Very interesting. So, now you have me even more intrigued. I agree that my criteria can be certainly improved upon and that looks like you have done that. I am interested to find out the details.
It would be useful to see the number of loans and how many default protection removed from the original populate of loans.
@Michael, the original Social Lending Aggressive filter returns 82 loans. Subtracting those predicted to default from that set results in 51 loans. By comparison the "Naive Low Credit Grade w/Default Protection" returns 1105 loans.
@Brett, I agree that 51 loans is a pretty small sample. Given that the original filter only returns 82 loans, we were starting with an already limited pool. I have run the necessary tests (chi-squared) to verify that the default prediction model results are statistically significant (95% confidence). My main goal in this post was to show that it was able to pull out the most damaging loans resulting in a much higher ROI.
Mike, If you are only looking at loans that are at least 75% complete you are ignoring the vast majority of loans on the platform. Is there a reason why you chose that 75% number? I would never have based on investment decision on a pool of just 82 loans.
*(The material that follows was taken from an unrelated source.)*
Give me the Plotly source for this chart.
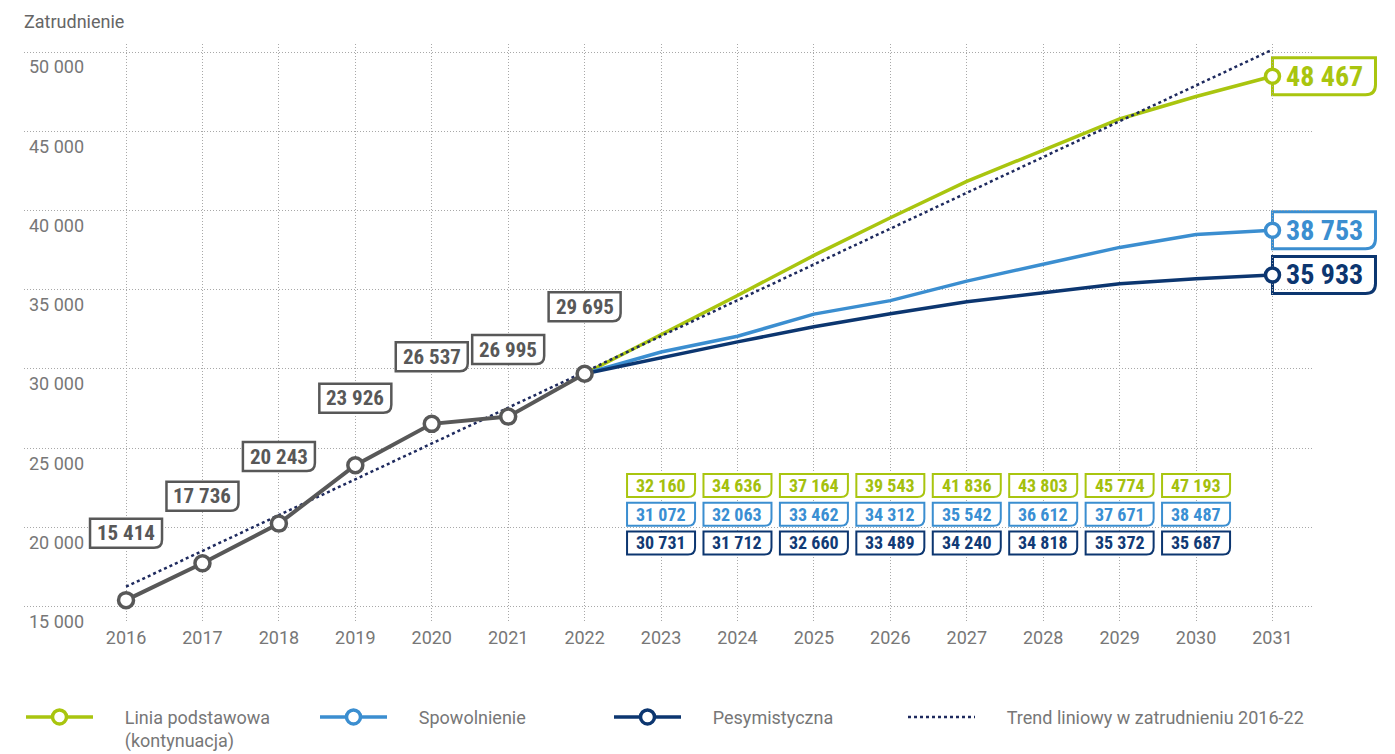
import plotly.graph_objects as go

# ---------------- data ----------------
hist_years = [2016, 2017, 2018, 2019, 2020, 2021, 2022]
hist_values = [15414, 17736, 20243, 23926, 26537, 26995, 29695]

fc_years = [2022, 2023, 2024, 2025, 2026, 2027, 2028, 2029, 2030, 2031]
base_values = [29695, 32160, 34636, 37164, 39543, 41836, 43803, 45774, 47193, 48467]
slow_values = [29695, 31072, 32063, 33462, 34312, 35542, 36612, 37671, 38487, 38753]
pess_values = [29695, 30731, 31712, 32660, 33489, 34240, 34818, 35372, 35687, 35933]

trend_years = [2016, 2031]
trend_values = [16260, 50150]

x_ticks = list(range(2016, 2032))
y_ticks = [15000, 20000, 25000, 30000, 35000, 40000, 45000, 50000]
y_tick_labels = ["15 000", "20 000", "25 000", "30 000", "35 000", "40 000", "45 000", "50 000"]

name_base = "Linia podstawowa<br>(kontynuacja)"
name_slow = "Spowolnienie"
name_pess = "Pesymistyczna"
name_trend = "Trend liniowy w zatrudnieniu 2016-22"
y_title = "Zatrudnienie"

# ---------------- style ----------------
GREEN = "#a9c50f"
BLUE = "#3b8ed0"
NAVY = "#0c3670"
GREY = "#585858"
TREND = "#1e2a5e"
GRID = "#a8a8a8"
TXT = "#777777"
LABEL_FONT = "Roboto Condensed, Oswald, DejaVu Sans Condensed, sans-serif"
PAD = "\u00a0" * 6
TABLE_ROW_Y = [22640, 20830, 19020]   # vertical placement of the small value table rows
FIG_W, FIG_H = 1387, 746              # page body adds an 8 px margin
X_RANGE = [2014.665, 2031.53]
Y_RANGE = [14034, 50505]


def fmt(v):
    return f"{v:,}".replace(",", " ")


def box_path(w, h, r, cx=0.0, cy=0.0):
    left, right = cx - w / 2, cx + w / 2
    top, bottom = cy + h / 2, cy - h / 2
    return (f"M{left},{top} L{right},{top} L{right},{bottom + r} "
            f"Q{right},{bottom} {right - r},{bottom} L{left},{bottom} Z")


def leg(name):
    return "<br>".join(PAD + part for part in name.split("<br>"))


def x_to_paper(x):
    return (x - X_RANGE[0]) / (X_RANGE[1] - X_RANGE[0])


fig = go.Figure()

# forecast lines
for vals, col in [(base_values, GREEN), (slow_values, BLUE), (pess_values, NAVY)]:
    fig.add_trace(go.Scatter(x=fc_years, y=vals, mode="lines",
                             line=dict(color=col, width=3.5), showlegend=False,
                             hoverinfo="skip"))

# trend
fig.add_trace(go.Scatter(x=trend_years, y=trend_values, mode="lines", name=leg(name_trend),
                         line=dict(color=TREND, width=2.5, dash="3px,3px"),
                         legend="legend2"))

# historical
fig.add_trace(go.Scatter(x=hist_years, y=hist_values, mode="lines+markers",
                         line=dict(color=GREY, width=4),
                         marker=dict(symbol="circle", size=15, color="white",
                                     line=dict(color=GREY, width=3.5)),
                         showlegend=False))

# end markers (legend entries)
for i, (vals, col, nm) in enumerate([(base_values, GREEN, name_base),
                                     (slow_values, BLUE, name_slow),
                                     (pess_values, NAVY, name_pess)]):
    fig.add_trace(go.Scatter(x=[fc_years[-1]], y=[vals[-1]], mode="lines+markers",
                             name=leg(nm),
                             line=dict(color=col, width=3.5),
                             marker=dict(symbol="circle", size=14, color="white",
                                         line=dict(color=col, width=3.5)),
                             legendrank=i + 1))

shapes = []
annotations = []

# historical labels
for yr, v in zip(hist_years, hist_values):
    shapes.append(dict(type="path", xref="x", yref="y", xsizemode="pixel", ysizemode="pixel",
                       xanchor=yr, yanchor=v, path=box_path(72, 29, 8, 0, 67),
                       line=dict(color=GREY, width=2.5), fillcolor="white", layer="between"))
    annotations.append(dict(x=yr, y=v, xref="x", yref="y", text=fmt(v), showarrow=False,
                            yshift=67, font=dict(family=LABEL_FONT, size=21, color=GREY,
                                                 weight="bold")))

# table labels
rows = [(base_values, GREEN, "#a4c00c", TABLE_ROW_Y[0]),
        (slow_values, BLUE, "#3a8fd3", TABLE_ROW_Y[1]),
        (pess_values, NAVY, "#113a75", TABLE_ROW_Y[2])]
for vals, lc, tc, yp in rows:
    for yr, v in zip(fc_years[1:-1], vals[1:-1]):
        shapes.append(dict(type="path", xref="x", yref="y", xsizemode="pixel",
                           ysizemode="pixel", xanchor=yr, yanchor=yp,
                           path=box_path(68, 23, 7), line=dict(color=lc, width=2),
                           fillcolor="white", layer="between"))
        annotations.append(dict(x=yr, y=yp, xref="x", yref="y", text=fmt(v),
                                showarrow=False,
                                font=dict(family=LABEL_FONT, size=18, color=tc, weight="bold")))

# end labels (paper x reference so the boxes are not clipped at the plot edge)
for vals, col in [(base_values, GREEN), (slow_values, BLUE), (pess_values, NAVY)]:
    shapes.append(dict(type="path", xref="paper", yref="y", xsizemode="pixel",
                       ysizemode="pixel", xanchor=x_to_paper(fc_years[-1]), yanchor=vals[-1],
                       path=box_path(103, 37, 10, 51.5, 0),
                       line=dict(color=col, width=3), fillcolor="white", layer="between"))
    annotations.append(dict(x=fc_years[-1], y=vals[-1], xref="x", yref="y", text=fmt(vals[-1]),
                            showarrow=False, xshift=52,
                            font=dict(family=LABEL_FONT, size=28, color=col, weight="bold")))

annotations.append(dict(x=-0.0015, y=1.0386, xref="paper", yref="paper", xanchor="left",
                        yanchor="middle", text=y_title, showarrow=False,
                        font=dict(family="Roboto", size=18, color="#666666")))

legend_common = dict(orientation="h", xref="container", yref="container",
                     yanchor="top", y=0.0741,
                     font=dict(family="Roboto", size=18, color=TXT),
                     itemwidth=67, valign="top", bgcolor="rgba(0,0,0,0)")

fig.update_layout(
    width=FIG_W, height=FIG_H,
    margin=dict(l=16, r=82, t=36, b=132),
    paper_bgcolor="white", plot_bgcolor="white",
    shapes=shapes, annotations=annotations,
    xaxis=dict(range=X_RANGE, tickvals=x_ticks, ticktext=[str(t) for t in x_ticks],
               showgrid=True, gridcolor=GRID, griddash="1px,2px", gridwidth=1,
               zeroline=False, showline=False, ticks="", ticklabelstandoff=3,
               tickfont=dict(family="Roboto", size=18, color=TXT)),
    yaxis=dict(range=Y_RANGE, tickvals=y_ticks, ticktext=y_tick_labels,
               showgrid=True, gridcolor=GRID, griddash="1px,2px", gridwidth=1,
               zeroline=False, showline=False, ticks="",
               ticklabelposition="inside", ticklabelshift=15, ticklabelstandoff=2,
               ticklabeloverflow="allow",
               tickfont=dict(family="Roboto", size=18, color=TXT)),
    legend=dict(**legend_common, x=13 / FIG_W, xanchor="left",
                entrywidth=212, entrywidthmode="pixels"),
    legend2=dict(**legend_common, x=895 / FIG_W, xanchor="left"),
    showlegend=True,
    hovermode=False,
)

fig.write_html("out.html")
@Peter, statements can be made about the performance of a strategy using any age threshold. Some people use every loan issued (age > 0%). But this is misleading because it mostly ignores the effect of default on huge numbers of newly issued loans. For this comparison, I selected 75% because most loans that are going to default do so before this point in their life. And the purpose of the exercise was to see the performance benefits of using an algorithm to filter out the defaults. Which it does. If I had run the same test on newer loans we would see the same benefits. But the difference in performance is smaller because there were fewer defaults to detect.